We are always so quick with the turn down.
I came to this realization when I was helping to hand out the Algonquin Times newspaper. Now if everyone had taken one, I would have only spent a couple of minutes out on the corner hawking my wares. Instead, I was surprised by how many people said no.
Don’t get me wrong; some people are not interested in reading the paper and I understand that. I’m not under the delusion that just because I write for it, I think people should be interested enough to read it. My last name is not Woodward or Bernstein.
But it was so interesting, most times even comical, to watch people and their rejections. Comical because, even though they were quick to say no, they still want to be nice about it so as to not offend me.

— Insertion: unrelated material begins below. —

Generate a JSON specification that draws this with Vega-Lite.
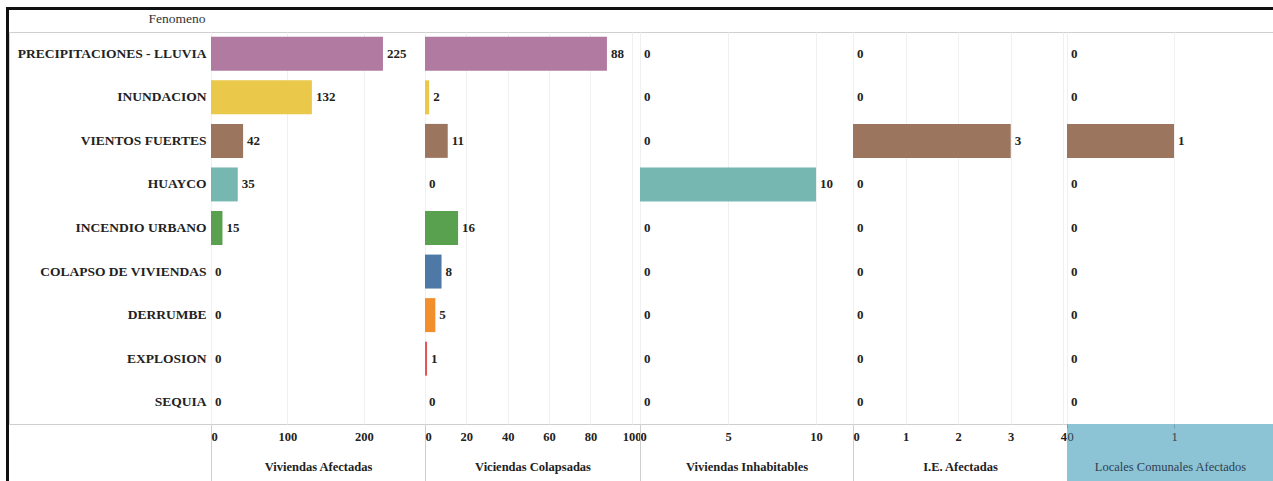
{
  "$schema": "https://vega.github.io/schema/vega-lite/v6.json",
  "padding": {"left": 6, "top": 7, "right": 0, "bottom": 0},
  "autosize": {"type": "pad"},
  "background": "white",
  "datasets": {
    "d": [
      {"Fenomeno": "PRECIPITACIONES - LLUVIA", "afect": 225, "colap": 88, "inhab": 0, "ie": 0, "locales": 0},
      {"Fenomeno": "INUNDACION", "afect": 132, "colap": 2, "inhab": 0, "ie": 0, "locales": 0},
      {"Fenomeno": "VIENTOS FUERTES", "afect": 42, "colap": 11, "inhab": 0, "ie": 3, "locales": 1},
      {"Fenomeno": "HUAYCO", "afect": 35, "colap": 0, "inhab": 10, "ie": 0, "locales": 0},
      {"Fenomeno": "INCENDIO URBANO", "afect": 15, "colap": 16, "inhab": 0, "ie": 0, "locales": 0},
      {"Fenomeno": "COLAPSO DE VIVIENDAS", "afect": 0, "colap": 8, "inhab": 0, "ie": 0, "locales": 0},
      {"Fenomeno": "DERRUMBE", "afect": 0, "colap": 5, "inhab": 0, "ie": 0, "locales": 0},
      {"Fenomeno": "EXPLOSION", "afect": 0, "colap": 1, "inhab": 0, "ie": 0, "locales": 0},
      {"Fenomeno": "SEQUIA", "afect": 0, "colap": 0, "inhab": 0, "ie": 0, "locales": 0}
    ],
    "blank": [{"k": 1}]
  },
  "config": {
    "font": "Liberation Serif",
    "view": {"stroke": "#cfcfcf"},
    "axis": {
      "labelFont": "Liberation Serif",
      "titleFont": "Liberation Serif",
      "labelFontSize": 12.5,
      "labelFontWeight": "bold",
      "labelColor": "#222222",
      "titleColor": "#222222",
      "titleFontSize": 12.5,
      "titleFontWeight": "bold"
    }
  },
  "spacing": 0,
  "bounds": "flush",
  "hconcat": [
    {
      "width": 3, "height": 474,
      "view": {"fill": "#111111", "stroke": null},
      "data": {"name": "blank"},
      "mark": {"type": "bar", "opacity": 0}
    },
    {
      "spacing": 22,
      "bounds": "flush",
      "vconcat": [
        {
          "width": 1264, "height": 3,
          "view": {"fill": "#111111", "stroke": null},
          "data": {"name": "blank"},
          "mark": {"type": "bar", "opacity": 0}
        },
        {
          "spacing": 0,
          "bounds": "flush",
          "resolve": {"scale": {"x": "independent"}},
          "hconcat": [
            {
              "width": 202, "height": 392,
              "data": {"name": "d"},
              "mark": {"type": "tick", "opacity": 0},
              "encoding": {
                "y": {
                  "field": "Fenomeno", "type": "nominal",
                  "scale": {"domain": ["PRECIPITACIONES - LLUVIA", "INUNDACION", "VIENTOS FUERTES", "HUAYCO", "INCENDIO URBANO", "COLAPSO DE VIVIENDAS", "DERRUMBE", "EXPLOSION", "SEQUIA"], "paddingInner": 0.22, "paddingOuter": 0.11},
                  "axis": {
                    "orient": "right", "labelAlign": "right", "labelPadding": -5, "labelLimit": 0,
                    "ticks": false, "tickSize": 0, "domain": false, "grid": false,
                    "labelFontSize": 13.5, "labelFont": "Liberation Serif",
                    "title": "Fenomeno", "titleAngle": 0, "titleAlign": "right",
                    "titleX": -6, "titleY": -14, "titleBaseline": "middle",
                    "titleFont": "Liberation Serif", "titleFontWeight": "normal", "titleFontSize": 13.5, "titleColor": "#333333"
                  }
                }
              }
            },
            {
              "width": 214, "height": 392,
              "data": {"name": "d"},
              "encoding": {
                "y": {"field": "Fenomeno", "type": "nominal", "scale": {"domain": ["PRECIPITACIONES - LLUVIA", "INUNDACION", "VIENTOS FUERTES", "HUAYCO", "INCENDIO URBANO", "COLAPSO DE VIVIENDAS", "DERRUMBE", "EXPLOSION", "SEQUIA"], "paddingInner": 0.22, "paddingOuter": 0.11}, "axis": null},
                "x": {"field": "afect", "type": "quantitative", "scale": {"domain": [0, 280], "nice": false},
                  "axis": {"values": [0, 100, 200], "grid": true, "gridColor": "#f0f0f0", "domain": false, "labelFlush": true,
                    "ticks": true, "tickSize": 57, "tickColor": {"condition": {"test": "datum.value === 0", "value": "#cfcfcf"}, "value": "transparent"},
                    "labelPadding": -51, "title": "Viviendas Afectadas", "titleY": 42, "titleBaseline": "middle"}}
              },
              "layer": [
                {"mark": {"type": "bar"}, "encoding": {"color": {"field": "Fenomeno", "type": "nominal", "legend": null, "scale": {"domain": ["PRECIPITACIONES - LLUVIA", "INUNDACION", "VIENTOS FUERTES", "HUAYCO", "INCENDIO URBANO", "COLAPSO DE VIVIENDAS", "DERRUMBE", "EXPLOSION", "SEQUIA"], "range": ["#b07aa1", "#e9c84a", "#9c755f", "#76b7b2", "#59a14f", "#4e79a7", "#f28e2b", "#e15759", "#bab0ac"]}}}},
                {"mark": {"type": "text", "align": "left", "dx": 4, "fontWeight": "bold", "fontSize": 13, "font": "Liberation Serif", "color": "#222222"}, "encoding": {"text": {"field": "afect", "type": "quantitative"}}}
              ]
            },
            {
              "width": 215, "height": 392,
              "data": {"name": "d"},
              "encoding": {
                "y": {"field": "Fenomeno", "type": "nominal", "scale": {"domain": ["PRECIPITACIONES - LLUVIA", "INUNDACION", "VIENTOS FUERTES", "HUAYCO", "INCENDIO URBANO", "COLAPSO DE VIVIENDAS", "DERRUMBE", "EXPLOSION", "SEQUIA"], "paddingInner": 0.22, "paddingOuter": 0.11}, "axis": null},
                "x": {"field": "colap", "type": "quantitative", "scale": {"domain": [0, 104], "nice": false},
                  "axis": {"values": [0, 20, 40, 60, 80, 100], "grid": true, "gridColor": "#f0f0f0", "domain": false, "labelFlush": true,
                    "ticks": true, "tickSize": 57, "tickColor": {"condition": {"test": "datum.value === 0", "value": "#cfcfcf"}, "value": "transparent"},
                    "labelPadding": -51, "title": "Viciendas Colapsadas", "titleY": 42, "titleBaseline": "middle"}}
              },
              "layer": [
                {"mark": {"type": "bar"}, "encoding": {"color": {"field": "Fenomeno", "type": "nominal", "legend": null, "scale": {"domain": ["PRECIPITACIONES - LLUVIA", "INUNDACION", "VIENTOS FUERTES", "HUAYCO", "INCENDIO URBANO", "COLAPSO DE VIVIENDAS", "DERRUMBE", "EXPLOSION", "SEQUIA"], "range": ["#b07aa1", "#e9c84a", "#9c755f", "#76b7b2", "#59a14f", "#4e79a7", "#f28e2b", "#e15759", "#bab0ac"]}}}},
                {"mark": {"type": "text", "align": "left", "dx": 4, "fontWeight": "bold", "fontSize": 13, "font": "Liberation Serif", "color": "#222222"}, "encoding": {"text": {"field": "colap", "type": "quantitative"}}}
              ]
            },
            {
              "width": 213, "height": 392,
              "data": {"name": "d"},
              "encoding": {
                "y": {"field": "Fenomeno", "type": "nominal", "scale": {"domain": ["PRECIPITACIONES - LLUVIA", "INUNDACION", "VIENTOS FUERTES", "HUAYCO", "INCENDIO URBANO", "COLAPSO DE VIVIENDAS", "DERRUMBE", "EXPLOSION", "SEQUIA"], "paddingInner": 0.22, "paddingOuter": 0.11}, "axis": null},
                "x": {"field": "inhab", "type": "quantitative", "scale": {"domain": [0, 12.1], "nice": false},
                  "axis": {"values": [0, 5, 10], "grid": true, "gridColor": "#f0f0f0", "domain": false, "labelFlush": true,
                    "ticks": true, "tickSize": 57, "tickColor": {"condition": {"test": "datum.value === 0", "value": "#cfcfcf"}, "value": "transparent"},
                    "labelPadding": -51, "title": "Viviendas Inhabitables", "titleY": 42, "titleBaseline": "middle"}}
              },
              "layer": [
                {"mark": {"type": "bar"}, "encoding": {"color": {"field": "Fenomeno", "type": "nominal", "legend": null, "scale": {"domain": ["PRECIPITACIONES - LLUVIA", "INUNDACION", "VIENTOS FUERTES", "HUAYCO", "INCENDIO URBANO", "COLAPSO DE VIVIENDAS", "DERRUMBE", "EXPLOSION", "SEQUIA"], "range": ["#b07aa1", "#e9c84a", "#9c755f", "#76b7b2", "#59a14f", "#4e79a7", "#f28e2b", "#e15759", "#bab0ac"]}}}},
                {"mark": {"type": "text", "align": "left", "dx": 4, "fontWeight": "bold", "fontSize": 13, "font": "Liberation Serif", "color": "#222222"}, "encoding": {"text": {"field": "inhab", "type": "quantitative"}}}
              ]
            },
            {
              "width": 214, "height": 392,
              "data": {"name": "d"},
              "encoding": {
                "y": {"field": "Fenomeno", "type": "nominal", "scale": {"domain": ["PRECIPITACIONES - LLUVIA", "INUNDACION", "VIENTOS FUERTES", "HUAYCO", "INCENDIO URBANO", "COLAPSO DE VIVIENDAS", "DERRUMBE", "EXPLOSION", "SEQUIA"], "paddingInner": 0.22, "paddingOuter": 0.11}, "axis": null},
                "x": {"field": "ie", "type": "quantitative", "scale": {"domain": [0, 4.07], "nice": false},
                  "axis": {"values": [0, 1, 2, 3, 4], "grid": true, "gridColor": "#f0f0f0", "domain": false, "labelFlush": true,
                    "ticks": true, "tickSize": 57, "tickColor": {"condition": {"test": "datum.value === 0", "value": "#cfcfcf"}, "value": "transparent"},
                    "labelPadding": -51, "title": "I.E. Afectadas", "titleY": 42, "titleBaseline": "middle"}}
              },
              "layer": [
                {"mark": {"type": "bar"}, "encoding": {"color": {"field": "Fenomeno", "type": "nominal", "legend": null, "scale": {"domain": ["PRECIPITACIONES - LLUVIA", "INUNDACION", "VIENTOS FUERTES", "HUAYCO", "INCENDIO URBANO", "COLAPSO DE VIVIENDAS", "DERRUMBE", "EXPLOSION", "SEQUIA"], "range": ["#b07aa1", "#e9c84a", "#9c755f", "#76b7b2", "#59a14f", "#4e79a7", "#f28e2b", "#e15759", "#bab0ac"]}}}},
                {"mark": {"type": "text", "align": "left", "dx": 4, "fontWeight": "bold", "fontSize": 13, "font": "Liberation Serif", "color": "#222222"}, "encoding": {"text": {"field": "ie", "type": "quantitative"}}}
              ]
            },
            {
              "spacing": 0,
              "bounds": "flush",
              "vconcat": [
                {
                  "width": 206, "height": 392,
                  "data": {"name": "d"},
                  "encoding": {
                    "y": {"field": "Fenomeno", "type": "nominal", "scale": {"domain": ["PRECIPITACIONES - LLUVIA", "INUNDACION", "VIENTOS FUERTES", "HUAYCO", "INCENDIO URBANO", "COLAPSO DE VIVIENDAS", "DERRUMBE", "EXPLOSION", "SEQUIA"], "paddingInner": 0.22, "paddingOuter": 0.11}, "axis": null},
                    "x": {"field": "locales", "type": "quantitative", "scale": {"domain": [0, 1.925], "nice": false},
                      "axis": {"values": [0, 1], "grid": true, "gridColor": "#f0f0f0", "domain": false, "labels": false, "ticks": false, "title": null}}
                  },
                  "layer": [
                    {"mark": {"type": "bar"}, "encoding": {"color": {"field": "Fenomeno", "type": "nominal", "legend": null, "scale": {"domain": ["PRECIPITACIONES - LLUVIA", "INUNDACION", "VIENTOS FUERTES", "HUAYCO", "INCENDIO URBANO", "COLAPSO DE VIVIENDAS", "DERRUMBE", "EXPLOSION", "SEQUIA"], "range": ["#b07aa1", "#e9c84a", "#9c755f", "#76b7b2", "#59a14f", "#4e79a7", "#f28e2b", "#e15759", "#bab0ac"]}}}},
                    {"mark": {"type": "text", "align": "left", "dx": 4, "fontWeight": "bold", "fontSize": 13, "font": "Liberation Serif", "color": "#222222"}, "encoding": {"text": {"field": "locales", "type": "quantitative"}}}
                  ]
                },
                {
                  "width": 206, "height": 57,
                  "view": {"fill": "#8cc3d5", "stroke": null},
                  "data": {"name": "d"},
                  "mark": {"type": "tick", "opacity": 0},
                  "encoding": {
                    "x": {"field": "locales", "type": "quantitative", "scale": {"domain": [0, 1.925], "nice": false},
                      "axis": {"values": [0, 1], "grid": false, "domain": false, "labelFlush": true, "offset": -57,
                        "ticks": true, "tickSize": 4, "tickColor": "#6f9fb0",
                        "labelPadding": 2, "labelFontWeight": "normal", "labelColor": "#2f3f4f",
                        "title": "Locales Comunales Afectados", "titleFontWeight": "normal", "titleColor": "#2f3f4f", "titleY": 42, "titleBaseline": "middle"}}
                  }
                }
              ]
            }
          ]
        }
      ]
    }
  ]
}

For example, I had many people walk on the other side of the sidewalk and look the other way. Did they think I didn’t see them? The funniest was the person who, 10 feet before they would have passed me, waved their right arm in the air and loudly said, “no thanks!” I guess he was anxious and wanted to give me a pre-emptive turndown. He couldn’t even see what he was saying no to.
It made me realize that we have socialized ourselves to say no, even when what is being offered was free, may help us out, or make our lives better. On a daily basis, we are bombarded with requests; buy this latest gadget, give to this charity, spend your time doing this, read this newspaper. We live in a high-paced culture where everything from chewing gum to corporate image is carefully branded and marketed. For the most part, I blame telemarketers, who invade the peace of our homes to give us the hard sell. Sometimes all this bombardment can tire us out without our notice.
Soon enough the requests come so often, that instead of only saying no to a few things, we just begin saying no to everything. If we just automatically program our minds with a reject button, we will not be bothered.
I am just as guilty of this. Recently, a Rogers rep came to my door to tell me about their latest service packages. Before he could say much more than his name, I told him I wasn’t interested and promptly shut the door. But what if they were offering something better than what I had? Now if I want to find out, I would have to take more time to look for the information than if I had just listened to the rep.
We would be better consumers and better people if we just started listening to others. Does that mean we should listen to everything or say yes to everything? Of course not. But by automatically rejecting everything without giving it a second thought, we may just be hurting ourselves.